I also love how Rogen plays the straight man to Franco's wackiness here, just like Pineapple Express (2008). It's a bold move as co-director this time around, to give up the far funnier parts to all the people around him, in order to make the best possible movie. It's not something you could ever see Adam Sandler or Jim Carrey doing, and it sort of gives you hope for Rogen's future - that he'll keep evolving and writing roles that suit him, or give up acting entirely, rather than push himself in a direction that's forced or unnatural.
The war will be worth it.

Other subtle highlights include a Shaun of the Dead (2004)-like foreshadowing, one of the better uses of a Katy Perry song in a movie (four times. They play "Firework" FOUR times, folks), and a delicate insight into a dangerous nation-state. The only major problem I have is how Seth Rogen used his magic white man penis to melt the foreign ice queen, which is a staple of a lot of James Bond movies that I can see being subtly parodied here. The Korean chick has her own agency, though, so I dunno. Maybe it's okay. It certainly helped the plot. Like I said, this isn't really intelligent comedy, but it was never trying to be, and the pedestal it found itself on after all the controversy was impossible to reach.

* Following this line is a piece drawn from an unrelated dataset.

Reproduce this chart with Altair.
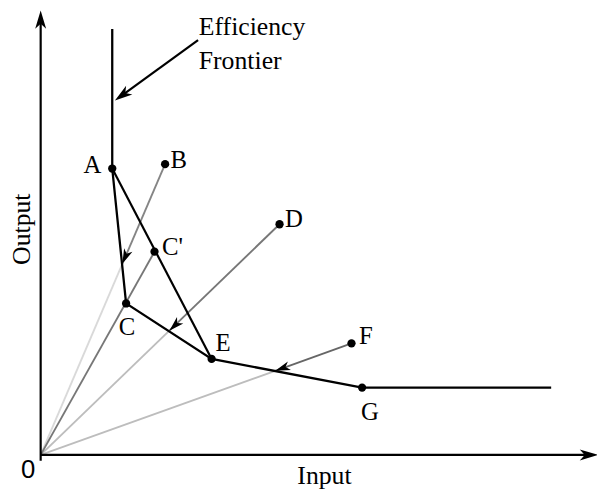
import numpy as np
import pandas as pd
import altair as alt

# ---- data (input / output units, origin at 0,0) ----
labels = ["A", "B", "C'", "C", "D", "E", "F", "G"]
inputs = [72.3, 125.7, 115.0, 86.3, 241.3, 172.7, 314.0, 324.7]
outputs = [289.3, 293.7, 205.3, 153.0, 233.0, 97.0, 112.7, 68.0]

# efficiency frontier polyline (vertical part, A, C, E, G, horizontal part)
frontier_x = [72.3, 72.3, 86.3, 172.7, 324.7, 515.7]
frontier_y = [430.3, 289.3, 153.0, 97.0, 68.0, 68.0]

# projections of B, D, F onto the frontier along rays from the origin
proj_names = ["B", "D", "F"]
proj_x = [82.5, 130.0, 237.0]
proj_y = [193.0, 125.5, 85.0]

# axis extents and annotation anchor
x_axis_end = 563.0
y_axis_end = 449.0
note_lines = ["Efficiency", "Frontier"]
note_tail = (159.0, 419.0)
note_tip = (75.0, 358.0)

pts = dict(zip(labels, zip(inputs, outputs)))
proj = dict(zip(proj_names, zip(proj_x, proj_y)))

xs = alt.Scale(domain=[0, 562], nice=False, zero=False)
ys = alt.Scale(domain=[0, 449], nice=False, zero=False)


def X(f):
    return alt.X(f, type="quantitative", scale=xs, axis=None)


def Y(f):
    return alt.Y(f, type="quantitative", scale=ys, axis=None)


# ---- straight segments ----
seg_rows = []


def seg(p, q, color, w):
    seg_rows.append(dict(x=p[0], y=p[1], x2=q[0], y2=q[1], color=color, w=w))


O = (0.0, 0.0)
# light lower parts of rays
seg(O, proj["B"], "#d9d9d9", 1.9)
seg(O, proj["D"], "#bdbdbd", 1.9)
seg(O, proj["F"], "#bdbdbd", 1.9)
# ray through C to C'
seg(O, pts["C'"], "#777777", 1.9)
# outer parts of rays
seg(pts["B"], proj["B"], "#858585", 1.9)
seg(pts["D"], proj["D"], "#777777", 1.9)
seg(pts["F"], proj["F"], "#666666", 1.9)
# A -> E line through C'
seg(pts["A"], pts["E"], "#000000", 2.2)
# axes
seg((0.0, -6.0), (0.0, y_axis_end - 10), "#000000", 2.2)
seg((0.0, 0.0), (x_axis_end - 10, 0.0), "#000000", 2.2)
# pointer line for the annotation (stops short of the tip)
d = np.array(note_tip) - np.array(note_tail)
u = d / np.linalg.norm(d)
seg(note_tail, tuple(np.array(note_tip) - 8 * u), "#000000", 2.2)
segs = pd.DataFrame(seg_rows)

seg_layer = alt.Chart(segs).mark_rule(strokeCap="butt").encode(
    x=X("x"), y=Y("y"), x2="x2:Q", y2="y2:Q",
    color=alt.Color("color:N", scale=None),
    strokeWidth=alt.StrokeWidth("w:Q", scale=None),
)

# ---- frontier ----
fr = pd.DataFrame({"x": frontier_x, "y": frontier_y, "o": range(len(frontier_x))})
frontier_layer = alt.Chart(fr).mark_line(color="black", strokeWidth=2.3, strokeJoin="miter").encode(
    x=X("x"), y=Y("y"), order="o:Q"
)

# ---- points ----
pdf = pd.DataFrame({"x": inputs, "y": outputs, "label": labels})
point_layer = alt.Chart(pdf).mark_circle(size=70, color="black", opacity=1).encode(
    x=X("x"), y=Y("y")
)

# ---- arrowheads ----
arr_rows = []
for n in proj_names:
    arr_rows.append(dict(x=proj[n][0], y=proj[n][1], tx=pts[n][0], ty=pts[n][1], size=230))
arr_rows.append(dict(x=note_tip[0], y=note_tip[1], tx=note_tail[0], ty=note_tail[1], size=320))
arr_rows.append(dict(x=0.0, y=y_axis_end, tx=0.0, ty=0.0, size=340))
arr_rows.append(dict(x=x_axis_end, y=0.0, tx=0.0, ty=0.0, size=340))
arr = pd.DataFrame(arr_rows)
arr["angle"] = np.degrees(np.arctan2(arr["x"] - arr["tx"], arr["y"] - arr["ty"])) % 360

arrow_path = "M0,0 L0.6,2 L0,1.45 L-0.6,2 Z"
arrow_layer = alt.Chart(arr).mark_point(
    shape=arrow_path, filled=True, color="black", opacity=1, strokeWidth=0.6
).encode(
    x=X("x"), y=Y("y"),
    size=alt.Size("size:Q", scale=None),
    angle=alt.Angle("angle:Q", scale=None),
)

# ---- labels ----
offsets = {  # label: (dx, dy_down, align)
    "A": (-11, 4.5, "right"),
    "B": (5.5, 3.5, "left"),
    "C'": (7.5, 3.5, "left"),
    "C": (1, 32, "center"),
    "D": (5.5, 3, "left"),
    "E": (4, -8.3, "left"),
    "F": (7.5, 0.7, "left"),
    "G": (8, 33, "center"),
}
lab_rows = []
for name, (px, py) in zip(labels, zip(inputs, outputs)):
    dx, dy, al = offsets[name]
    lab_rows.append(dict(x=px + dx, y=py - dy, text=name, al=al))
labs = pd.DataFrame(lab_rows)

serif = "Liberation Serif"
label_layers = []
for al in ["left", "right", "center"]:
    sub = labs[labs["al"] == al]
    label_layers.append(
        alt.Chart(sub).mark_text(
            align=al, baseline="alphabetic", font=serif, fontSize=25, color="black"
        ).encode(x=X("x"), y=Y("y"), text="text:N")
    )

note = pd.DataFrame({"x": [159.7, 159.7], "y": [424.0, 390.0], "text": note_lines})
note_layer = alt.Chart(note).mark_text(
    align="left", baseline="alphabetic", font=serif, fontSize=26, color="black"
).encode(x=X("x"), y=Y("y"), text="text:N")

xt = pd.DataFrame({"x": [286.7], "y": [-29.0], "text": ["Input"]})
xtitle = alt.Chart(xt).mark_text(
    align="center", baseline="alphabetic", font=serif, fontSize=26, color="black"
).encode(x=X("x"), y=Y("y"), text="text:N")

yt = pd.DataFrame({"x": [-11.0], "y": [228.0], "text": ["Output"]})
ytitle = alt.Chart(yt).mark_text(
    align="center", baseline="alphabetic", font=serif, fontSize=26, angle=270, color="black"
).encode(x=X("x"), y=Y("y"), text="text:N")

zt = pd.DataFrame({"x": [-12.7], "y": [-23.0], "text": ["0"]})
zero_layer = alt.Chart(zt).mark_text(
    align="center", baseline="alphabetic", font="Liberation Sans", fontSize=26, color="black"
).encode(x=X("x"), y=Y("y"), text="text:N")

chart = alt.layer(
    seg_layer, frontier_layer, point_layer, arrow_layer,
    *label_layers, note_layer, xtitle, ytitle, zero_layer
).properties(
    width=562, height=449,
    padding={"left": 33, "top": 0, "right": 0, "bottom": 34},
    autosize=alt.AutoSizeParams(type="none"),
    background="white",
).configure_view(stroke=None)

chart.save("out.html", embed_options={"renderer": "svg", "actions": False})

I would recommend The Interview. I will see it again. Maybe this week. I think it is growing on me in way that some other films have done in the past. I hated Anchorman (2004) when I first saw it. I did! I preferred Napoleon Dynamite (2004) at the time, which I also saw alone in theaters. At the very least I don't think we'll forget The Interview any time soon, and if we do, it'll be a sad time for America, the film distribution industry, and James Franco. Or maybe we'll just always think about that flash in the pan Christmas of 2014 as one of the more bizarre Hollywood stories that didn't change shit.